REQUIREMENT | Copy the data that follows exactly. Include no pictures.

* start SOURCE DATA *

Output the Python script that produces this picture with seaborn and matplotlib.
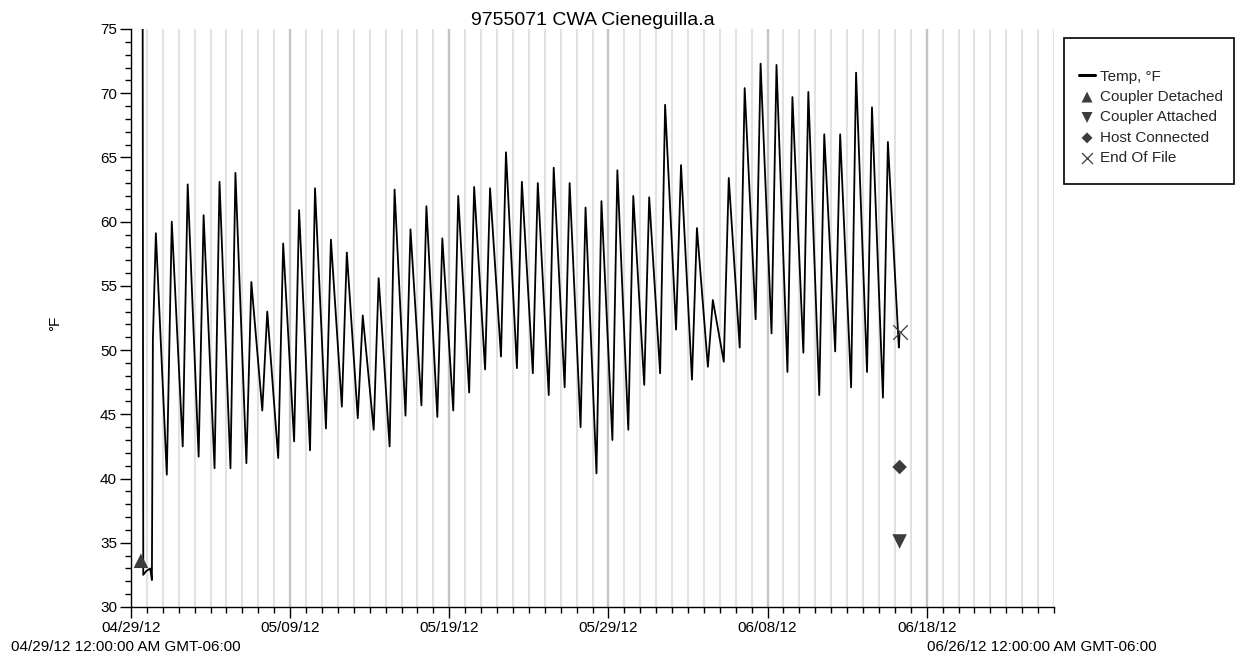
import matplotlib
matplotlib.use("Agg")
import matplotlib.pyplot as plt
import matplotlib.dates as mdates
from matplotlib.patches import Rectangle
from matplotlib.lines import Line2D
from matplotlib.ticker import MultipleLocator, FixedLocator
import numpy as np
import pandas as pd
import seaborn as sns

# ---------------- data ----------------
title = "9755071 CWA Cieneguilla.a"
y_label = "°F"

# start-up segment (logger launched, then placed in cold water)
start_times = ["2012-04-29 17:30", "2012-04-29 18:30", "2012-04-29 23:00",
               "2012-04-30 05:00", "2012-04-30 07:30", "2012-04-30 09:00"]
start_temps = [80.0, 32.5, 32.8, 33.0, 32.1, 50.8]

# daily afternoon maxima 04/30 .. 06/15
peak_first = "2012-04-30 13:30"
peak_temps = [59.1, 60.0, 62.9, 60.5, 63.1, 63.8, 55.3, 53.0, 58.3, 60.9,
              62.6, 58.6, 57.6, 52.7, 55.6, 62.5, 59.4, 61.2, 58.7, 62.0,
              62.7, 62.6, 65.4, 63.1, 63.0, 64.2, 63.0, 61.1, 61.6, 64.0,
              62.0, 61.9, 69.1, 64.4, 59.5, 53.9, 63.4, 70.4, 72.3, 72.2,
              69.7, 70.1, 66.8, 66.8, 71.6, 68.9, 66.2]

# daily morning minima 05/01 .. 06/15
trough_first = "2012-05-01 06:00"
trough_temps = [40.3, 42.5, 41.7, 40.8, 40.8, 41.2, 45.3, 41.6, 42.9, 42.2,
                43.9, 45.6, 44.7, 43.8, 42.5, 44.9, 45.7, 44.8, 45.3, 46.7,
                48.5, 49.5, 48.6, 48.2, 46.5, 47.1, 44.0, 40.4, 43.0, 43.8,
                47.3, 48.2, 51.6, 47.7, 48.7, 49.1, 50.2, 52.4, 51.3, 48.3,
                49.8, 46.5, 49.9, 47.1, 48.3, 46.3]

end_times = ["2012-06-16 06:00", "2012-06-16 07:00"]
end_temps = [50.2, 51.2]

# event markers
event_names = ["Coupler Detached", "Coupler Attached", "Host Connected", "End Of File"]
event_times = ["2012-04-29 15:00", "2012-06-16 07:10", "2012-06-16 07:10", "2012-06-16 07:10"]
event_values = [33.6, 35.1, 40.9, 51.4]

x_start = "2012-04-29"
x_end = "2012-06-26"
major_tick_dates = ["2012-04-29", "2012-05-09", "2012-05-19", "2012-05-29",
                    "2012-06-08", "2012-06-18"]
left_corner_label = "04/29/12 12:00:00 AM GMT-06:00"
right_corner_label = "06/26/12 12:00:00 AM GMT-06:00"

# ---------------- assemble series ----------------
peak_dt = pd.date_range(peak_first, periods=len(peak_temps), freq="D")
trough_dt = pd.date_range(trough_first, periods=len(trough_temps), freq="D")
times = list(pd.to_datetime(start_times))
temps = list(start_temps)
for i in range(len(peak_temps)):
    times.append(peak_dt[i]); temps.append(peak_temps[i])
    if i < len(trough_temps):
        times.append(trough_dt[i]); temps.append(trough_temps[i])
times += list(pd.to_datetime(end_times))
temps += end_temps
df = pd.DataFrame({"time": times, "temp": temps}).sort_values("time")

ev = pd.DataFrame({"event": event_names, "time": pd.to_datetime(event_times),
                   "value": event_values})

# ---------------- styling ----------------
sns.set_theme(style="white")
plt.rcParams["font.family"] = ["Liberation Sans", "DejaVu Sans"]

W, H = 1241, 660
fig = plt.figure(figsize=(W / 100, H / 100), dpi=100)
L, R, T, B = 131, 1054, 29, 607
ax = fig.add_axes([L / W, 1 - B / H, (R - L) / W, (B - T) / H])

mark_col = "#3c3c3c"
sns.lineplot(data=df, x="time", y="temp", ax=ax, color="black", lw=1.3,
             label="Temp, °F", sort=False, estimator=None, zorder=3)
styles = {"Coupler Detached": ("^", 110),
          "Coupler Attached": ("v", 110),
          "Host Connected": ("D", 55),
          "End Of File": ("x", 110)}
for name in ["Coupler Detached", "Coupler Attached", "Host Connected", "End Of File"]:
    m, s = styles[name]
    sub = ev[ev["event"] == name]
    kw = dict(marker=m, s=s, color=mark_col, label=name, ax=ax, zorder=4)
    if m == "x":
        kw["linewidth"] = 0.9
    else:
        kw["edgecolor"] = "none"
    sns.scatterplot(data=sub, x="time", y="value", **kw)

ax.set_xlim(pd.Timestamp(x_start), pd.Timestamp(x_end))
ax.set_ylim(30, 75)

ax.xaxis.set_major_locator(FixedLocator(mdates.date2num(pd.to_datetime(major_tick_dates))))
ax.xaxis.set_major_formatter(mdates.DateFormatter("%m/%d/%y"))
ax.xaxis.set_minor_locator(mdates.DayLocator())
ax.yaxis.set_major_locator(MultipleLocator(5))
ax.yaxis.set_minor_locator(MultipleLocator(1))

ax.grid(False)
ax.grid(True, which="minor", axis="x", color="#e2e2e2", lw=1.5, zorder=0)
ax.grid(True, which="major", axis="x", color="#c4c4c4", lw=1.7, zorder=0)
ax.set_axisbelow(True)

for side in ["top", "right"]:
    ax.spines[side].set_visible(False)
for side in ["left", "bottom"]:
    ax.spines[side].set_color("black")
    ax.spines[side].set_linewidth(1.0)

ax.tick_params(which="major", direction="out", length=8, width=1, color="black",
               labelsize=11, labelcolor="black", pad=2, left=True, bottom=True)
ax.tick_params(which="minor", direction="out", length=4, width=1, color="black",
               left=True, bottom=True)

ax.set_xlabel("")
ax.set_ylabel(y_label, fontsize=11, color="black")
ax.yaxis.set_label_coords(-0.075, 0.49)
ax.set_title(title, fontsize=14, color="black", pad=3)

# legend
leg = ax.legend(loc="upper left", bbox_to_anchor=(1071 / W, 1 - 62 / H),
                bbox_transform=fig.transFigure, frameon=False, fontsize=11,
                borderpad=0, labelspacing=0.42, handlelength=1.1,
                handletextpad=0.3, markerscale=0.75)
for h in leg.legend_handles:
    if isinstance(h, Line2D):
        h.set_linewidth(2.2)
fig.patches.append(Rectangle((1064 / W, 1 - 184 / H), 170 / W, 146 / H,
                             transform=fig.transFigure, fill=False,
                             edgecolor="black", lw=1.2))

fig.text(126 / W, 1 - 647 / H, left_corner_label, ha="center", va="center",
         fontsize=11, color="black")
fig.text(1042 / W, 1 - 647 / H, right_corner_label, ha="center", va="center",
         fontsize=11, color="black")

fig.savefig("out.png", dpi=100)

* end SOURCE DATA *

FINISHED TASK |
Output the Python script that produces this picture with seaborn and matplotlib.
import matplotlib
matplotlib.use("Agg")
import matplotlib.pyplot as plt
import matplotlib.dates as mdates
from matplotlib.patches import Rectangle
from matplotlib.lines import Line2D
from matplotlib.ticker import MultipleLocator, FixedLocator
import numpy as np
import pandas as pd
import seaborn as sns

# ---------------- data ----------------
title = "9755071 CWA Cieneguilla.a"
y_label = "°F"

# start-up segment (logger launched, then placed in cold water)
start_times = ["2012-04-29 17:30", "2012-04-29 18:30", "2012-04-29 23:00",
               "2012-04-30 05:00", "2012-04-30 07:30", "2012-04-30 09:00"]
start_temps = [80.0, 32.5, 32.8, 33.0, 32.1, 50.8]

# daily afternoon maxima 04/30 .. 06/15
peak_first = "2012-04-30 13:30"
peak_temps = [59.1, 60.0, 62.9, 60.5, 63.1, 63.8, 55.3, 53.0, 58.3, 60.9,
              62.6, 58.6, 57.6, 52.7, 55.6, 62.5, 59.4, 61.2, 58.7, 62.0,
              62.7, 62.6, 65.4, 63.1, 63.0, 64.2, 63.0, 61.1, 61.6, 64.0,
              62.0, 61.9, 69.1, 64.4, 59.5, 53.9, 63.4, 70.4, 72.3, 72.2,
              69.7, 70.1, 66.8, 66.8, 71.6, 68.9, 66.2]

# daily morning minima 05/01 .. 06/15
trough_first = "2012-05-01 06:00"
trough_temps = [40.3, 42.5, 41.7, 40.8, 40.8, 41.2, 45.3, 41.6, 42.9, 42.2,
                43.9, 45.6, 44.7, 43.8, 42.5, 44.9, 45.7, 44.8, 45.3, 46.7,
                48.5, 49.5, 48.6, 48.2, 46.5, 47.1, 44.0, 40.4, 43.0, 43.8,
                47.3, 48.2, 51.6, 47.7, 48.7, 49.1, 50.2, 52.4, 51.3, 48.3,
                49.8, 46.5, 49.9, 47.1, 48.3, 46.3]

end_times = ["2012-06-16 06:00", "2012-06-16 07:00"]
end_temps = [50.2, 51.2]

# event markers
event_names = ["Coupler Detached", "Coupler Attached", "Host Connected", "End Of File"]
event_times = ["2012-04-29 15:00", "2012-06-16 07:10", "2012-06-16 07:10", "2012-06-16 07:10"]
event_values = [33.6, 35.1, 40.9, 51.4]

x_start = "2012-04-29"
x_end = "2012-06-26"
major_tick_dates = ["2012-04-29", "2012-05-09", "2012-05-19", "2012-05-29",
                    "2012-06-08", "2012-06-18"]
left_corner_label = "04/29/12 12:00:00 AM GMT-06:00"
right_corner_label = "06/26/12 12:00:00 AM GMT-06:00"

# ---------------- assemble series ----------------
peak_dt = pd.date_range(peak_first, periods=len(peak_temps), freq="D")
trough_dt = pd.date_range(trough_first, periods=len(trough_temps), freq="D")
times = list(pd.to_datetime(start_times))
temps = list(start_temps)
for i in range(len(peak_temps)):
    times.append(peak_dt[i]); temps.append(peak_temps[i])
    if i < len(trough_temps):
        times.append(trough_dt[i]); temps.append(trough_temps[i])
times += list(pd.to_datetime(end_times))
temps += end_temps
df = pd.DataFrame({"time": times, "temp": temps}).sort_values("time")

ev = pd.DataFrame({"event": event_names, "time": pd.to_datetime(event_times),
                   "value": event_values})

# ---------------- styling ----------------
sns.set_theme(style="white")
plt.rcParams["font.family"] = ["Liberation Sans", "DejaVu Sans"]

W, H = 1241, 660
fig = plt.figure(figsize=(W / 100, H / 100), dpi=100)
L, R, T, B = 131, 1054, 29, 607
ax = fig.add_axes([L / W, 1 - B / H, (R - L) / W, (B - T) / H])

mark_col = "#3c3c3c"
sns.lineplot(data=df, x="time", y="temp", ax=ax, color="black", lw=1.3,
             label="Temp, °F", sort=False, estimator=None, zorder=3)
styles = {"Coupler Detached": ("^", 110),
          "Coupler Attached": ("v", 110),
          "Host Connected": ("D", 55),
          "End Of File": ("x", 110)}
for name in ["Coupler Detached", "Coupler Attached", "Host Connected", "End Of File"]:
    m, s = styles[name]
    sub = ev[ev["event"] == name]
    kw = dict(marker=m, s=s, color=mark_col, label=name, ax=ax, zorder=4)
    if m == "x":
        kw["linewidth"] = 0.9
    else:
        kw["edgecolor"] = "none"
    sns.scatterplot(data=sub, x="time", y="value", **kw)

ax.set_xlim(pd.Timestamp(x_start), pd.Timestamp(x_end))
ax.set_ylim(30, 75)

ax.xaxis.set_major_locator(FixedLocator(mdates.date2num(pd.to_datetime(major_tick_dates))))
ax.xaxis.set_major_formatter(mdates.DateFormatter("%m/%d/%y"))
ax.xaxis.set_minor_locator(mdates.DayLocator())
ax.yaxis.set_major_locator(MultipleLocator(5))
ax.yaxis.set_minor_locator(MultipleLocator(1))

ax.grid(False)
ax.grid(True, which="minor", axis="x", color="#e2e2e2", lw=1.5, zorder=0)
ax.grid(True, which="major", axis="x", color="#c4c4c4", lw=1.7, zorder=0)
ax.set_axisbelow(True)

for side in ["top", "right"]:
    ax.spines[side].set_visible(False)
for side in ["left", "bottom"]:
    ax.spines[side].set_color("black")
    ax.spines[side].set_linewidth(1.0)

ax.tick_params(which="major", direction="out", length=8, width=1, color="black",
               labelsize=11, labelcolor="black", pad=2, left=True, bottom=True)
ax.tick_params(which="minor", direction="out", length=4, width=1, color="black",
               left=True, bottom=True)

ax.set_xlabel("")
ax.set_ylabel(y_label, fontsize=11, color="black")
ax.yaxis.set_label_coords(-0.075, 0.49)
ax.set_title(title, fontsize=14, color="black", pad=3)

# legend
leg = ax.legend(loc="upper left", bbox_to_anchor=(1071 / W, 1 - 62 / H),
                bbox_transform=fig.transFigure, frameon=False, fontsize=11,
                borderpad=0, labelspacing=0.42, handlelength=1.1,
                handletextpad=0.3, markerscale=0.75)
for h in leg.legend_handles:
    if isinstance(h, Line2D):
        h.set_linewidth(2.2)
fig.patches.append(Rectangle((1064 / W, 1 - 184 / H), 170 / W, 146 / H,
                             transform=fig.transFigure, fill=False,
                             edgecolor="black", lw=1.2))

fig.text(126 / W, 1 - 647 / H, left_corner_label, ha="center", va="center",
         fontsize=11, color="black")
fig.text(1042 / W, 1 - 647 / H, right_corner_label, ha="center", va="center",
         fontsize=11, color="black")

fig.savefig("out.png", dpi=100)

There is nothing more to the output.